__Problem requirements__.
Scan the lines below for the word "HTML". Copy each line you find it in.

__Stored rows__.

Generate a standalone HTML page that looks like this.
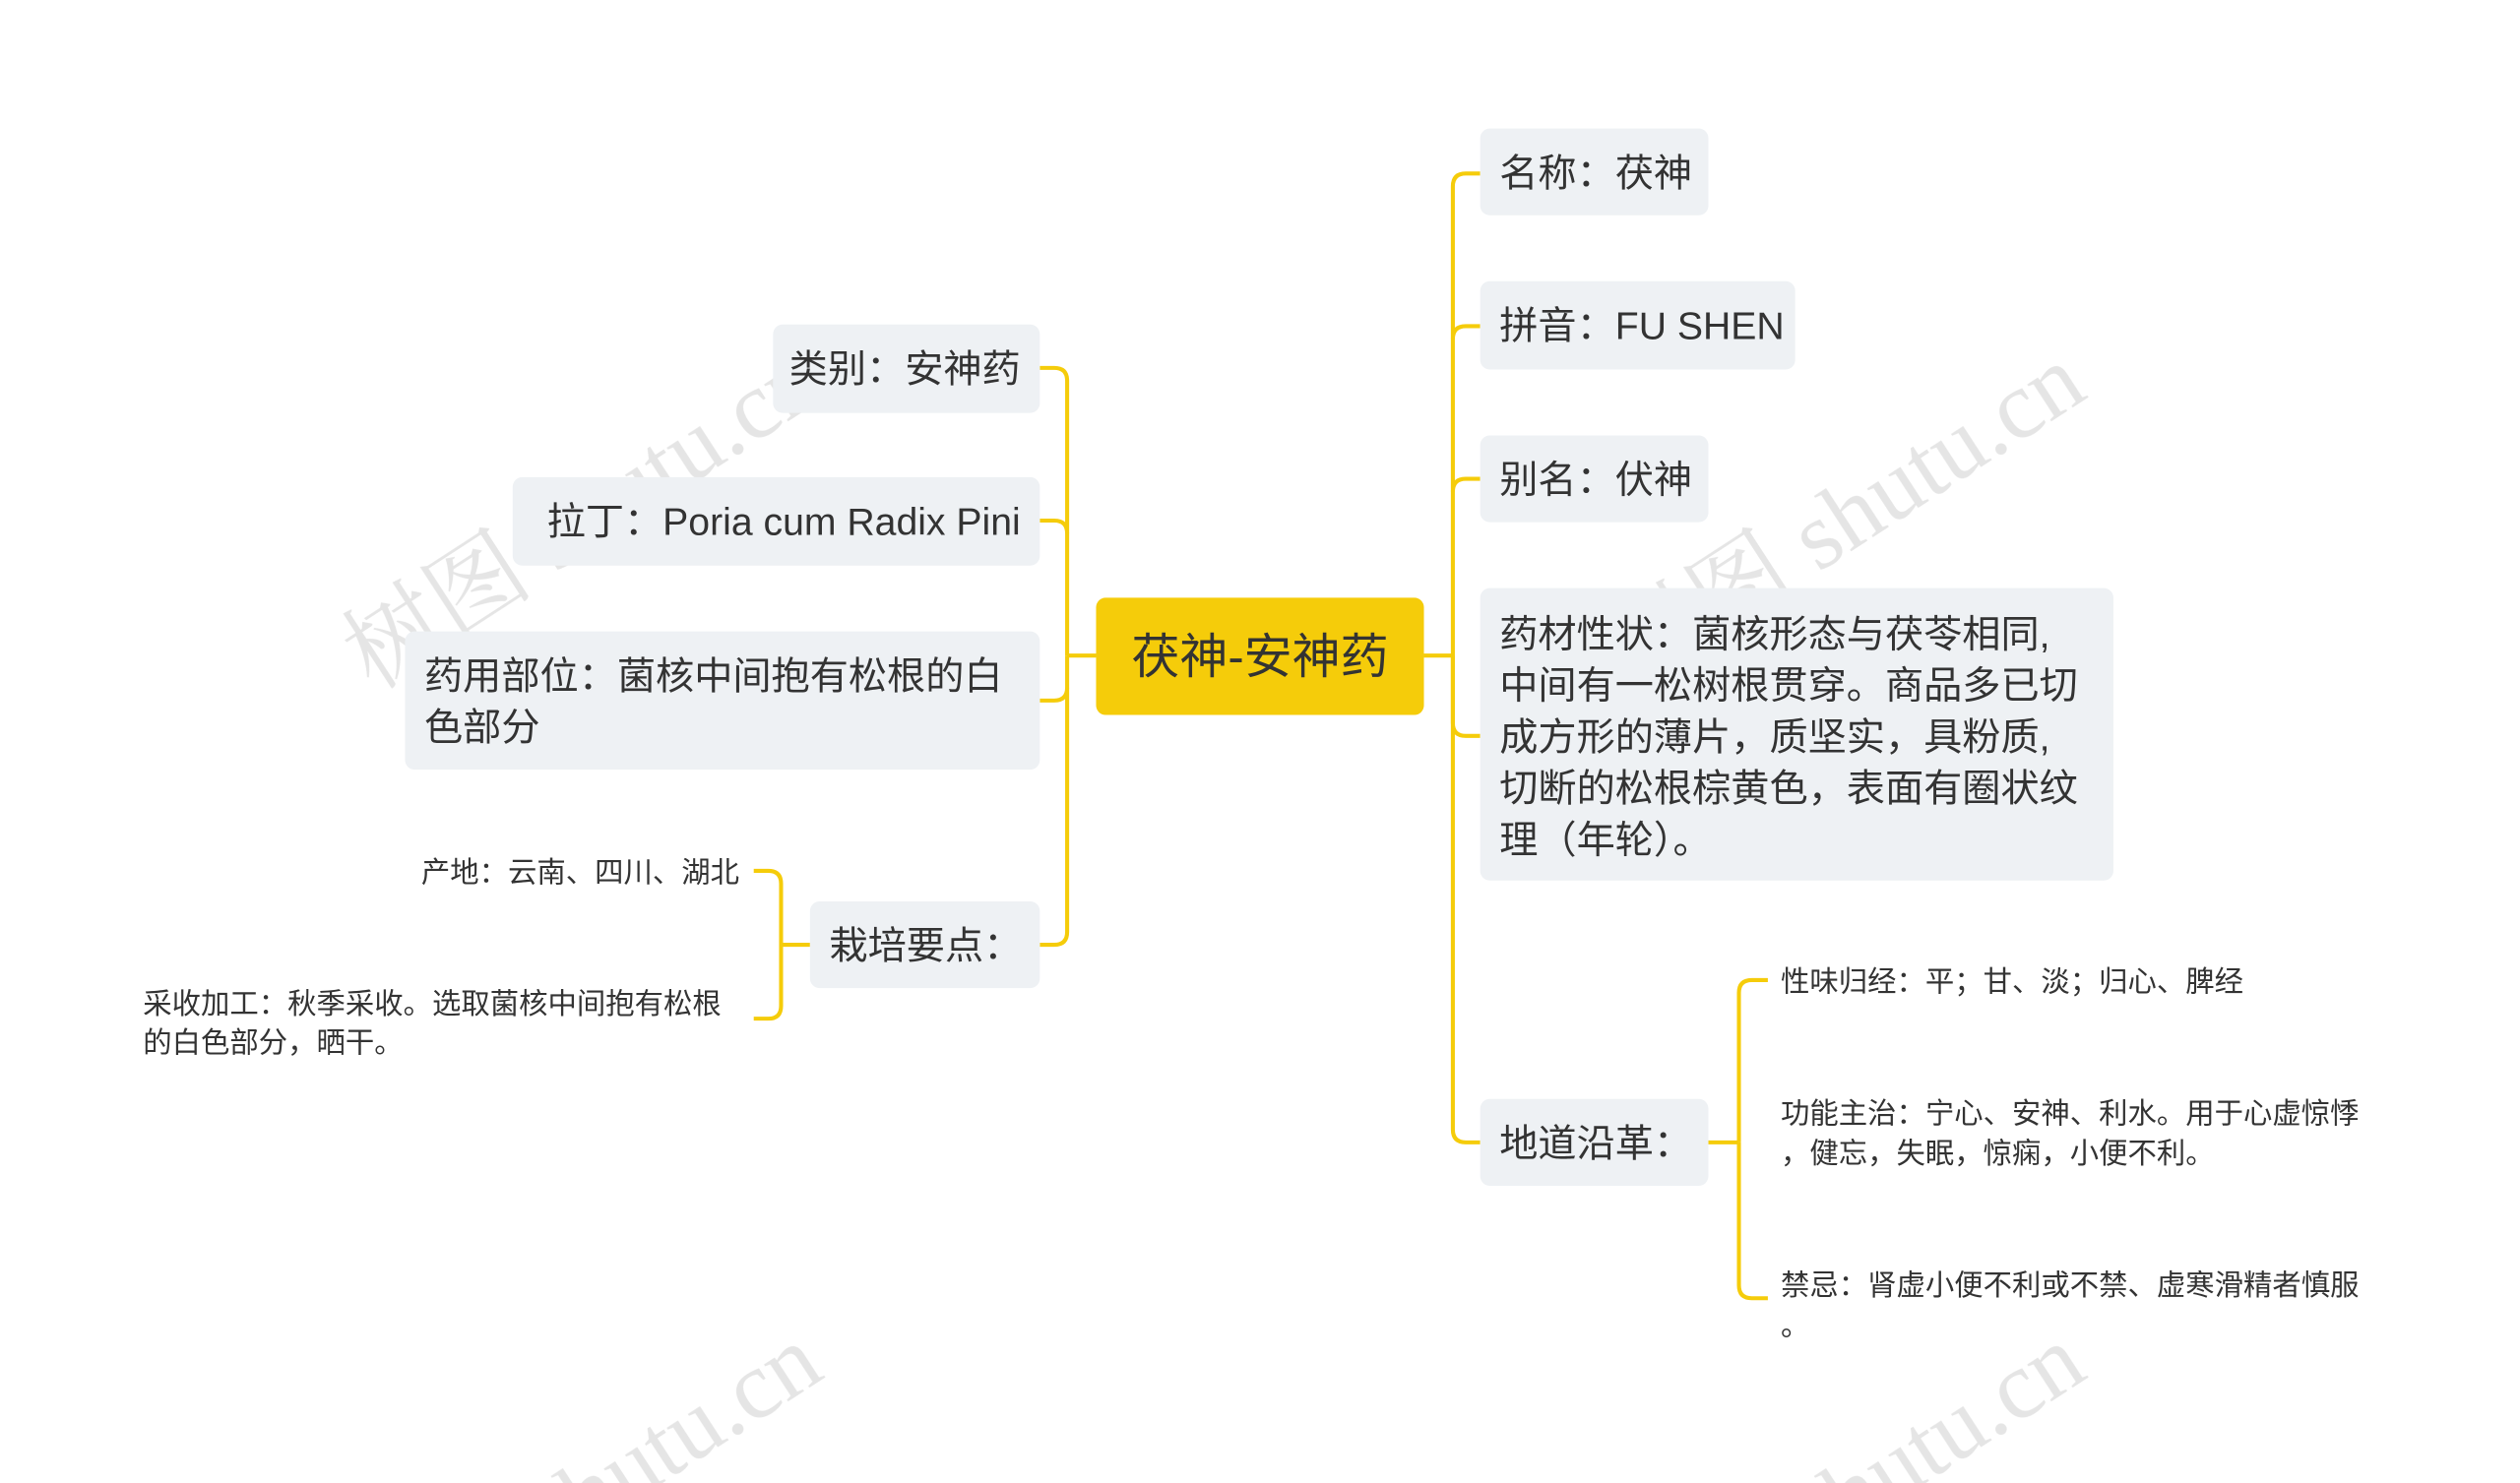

--

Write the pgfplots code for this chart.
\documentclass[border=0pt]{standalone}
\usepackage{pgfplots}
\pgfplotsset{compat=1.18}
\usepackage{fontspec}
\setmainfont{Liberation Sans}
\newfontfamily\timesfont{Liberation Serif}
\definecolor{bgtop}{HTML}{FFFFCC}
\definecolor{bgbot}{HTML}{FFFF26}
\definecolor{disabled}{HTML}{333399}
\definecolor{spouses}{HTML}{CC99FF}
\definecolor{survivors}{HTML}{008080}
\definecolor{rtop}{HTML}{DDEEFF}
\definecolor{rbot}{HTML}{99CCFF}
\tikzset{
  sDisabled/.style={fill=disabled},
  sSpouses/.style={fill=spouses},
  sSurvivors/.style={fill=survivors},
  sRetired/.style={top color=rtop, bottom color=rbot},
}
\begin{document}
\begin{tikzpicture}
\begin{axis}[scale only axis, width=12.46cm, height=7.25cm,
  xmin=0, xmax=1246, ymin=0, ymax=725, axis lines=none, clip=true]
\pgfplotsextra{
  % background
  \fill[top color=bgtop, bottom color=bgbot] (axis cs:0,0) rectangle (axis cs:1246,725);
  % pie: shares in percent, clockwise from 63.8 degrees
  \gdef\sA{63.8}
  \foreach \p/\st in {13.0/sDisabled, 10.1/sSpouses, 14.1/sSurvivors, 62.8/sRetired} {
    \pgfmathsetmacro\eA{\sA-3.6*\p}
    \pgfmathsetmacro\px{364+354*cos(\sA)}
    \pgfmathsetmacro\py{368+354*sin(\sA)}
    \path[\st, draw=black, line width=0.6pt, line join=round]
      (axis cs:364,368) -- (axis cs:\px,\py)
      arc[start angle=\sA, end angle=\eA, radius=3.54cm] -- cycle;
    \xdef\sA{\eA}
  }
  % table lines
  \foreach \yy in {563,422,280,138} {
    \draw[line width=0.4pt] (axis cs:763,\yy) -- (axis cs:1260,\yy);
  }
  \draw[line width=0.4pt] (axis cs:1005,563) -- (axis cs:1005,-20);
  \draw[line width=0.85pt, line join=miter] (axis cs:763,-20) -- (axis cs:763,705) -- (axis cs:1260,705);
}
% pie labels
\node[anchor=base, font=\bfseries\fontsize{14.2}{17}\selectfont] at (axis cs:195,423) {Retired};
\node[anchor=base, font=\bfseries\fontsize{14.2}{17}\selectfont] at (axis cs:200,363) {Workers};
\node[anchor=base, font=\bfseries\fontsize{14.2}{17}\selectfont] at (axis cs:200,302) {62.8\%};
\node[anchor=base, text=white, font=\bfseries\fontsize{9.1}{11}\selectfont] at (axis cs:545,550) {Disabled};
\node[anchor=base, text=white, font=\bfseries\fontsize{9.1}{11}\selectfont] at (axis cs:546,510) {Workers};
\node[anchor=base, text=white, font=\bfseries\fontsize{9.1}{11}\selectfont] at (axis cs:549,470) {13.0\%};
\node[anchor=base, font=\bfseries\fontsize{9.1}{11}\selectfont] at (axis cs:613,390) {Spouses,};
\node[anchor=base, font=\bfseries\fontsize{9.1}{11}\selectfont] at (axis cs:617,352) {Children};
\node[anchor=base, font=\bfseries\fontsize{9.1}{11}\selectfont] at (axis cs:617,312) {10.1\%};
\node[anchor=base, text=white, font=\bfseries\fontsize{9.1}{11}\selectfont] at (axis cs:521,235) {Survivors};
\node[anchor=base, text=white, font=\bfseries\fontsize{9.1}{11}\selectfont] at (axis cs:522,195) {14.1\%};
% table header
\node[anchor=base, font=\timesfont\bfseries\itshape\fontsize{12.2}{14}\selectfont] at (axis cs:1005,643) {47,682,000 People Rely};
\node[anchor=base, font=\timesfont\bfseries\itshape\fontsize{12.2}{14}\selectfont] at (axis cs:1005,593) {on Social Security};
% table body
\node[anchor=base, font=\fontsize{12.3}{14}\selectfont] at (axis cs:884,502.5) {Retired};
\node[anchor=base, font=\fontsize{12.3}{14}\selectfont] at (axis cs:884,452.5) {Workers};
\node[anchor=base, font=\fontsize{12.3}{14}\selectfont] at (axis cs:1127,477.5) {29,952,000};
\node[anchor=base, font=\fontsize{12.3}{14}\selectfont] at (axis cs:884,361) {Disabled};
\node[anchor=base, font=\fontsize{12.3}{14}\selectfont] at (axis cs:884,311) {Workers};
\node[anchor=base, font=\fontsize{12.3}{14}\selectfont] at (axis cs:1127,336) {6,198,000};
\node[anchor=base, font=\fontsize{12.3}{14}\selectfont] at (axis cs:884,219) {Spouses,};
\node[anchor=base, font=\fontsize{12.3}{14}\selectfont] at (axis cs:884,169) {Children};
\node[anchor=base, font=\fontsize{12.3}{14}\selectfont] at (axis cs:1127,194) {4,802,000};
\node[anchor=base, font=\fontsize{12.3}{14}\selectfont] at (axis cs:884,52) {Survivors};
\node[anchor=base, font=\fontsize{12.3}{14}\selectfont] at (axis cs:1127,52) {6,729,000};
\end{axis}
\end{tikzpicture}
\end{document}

__Reply__.
Generate a standalone HTML page that looks like this.
\definecolor{bgtop}{HTML}{FFFFCC}
\definecolor{bgbot}{HTML}{FFFF26}
\definecolor{disabled}{HTML}{333399}
\definecolor{spouses}{HTML}{CC99FF}
\definecolor{survivors}{HTML}{008080}
\definecolor{rtop}{HTML}{DDEEFF}
\definecolor{rbot}{HTML}{99CCFF}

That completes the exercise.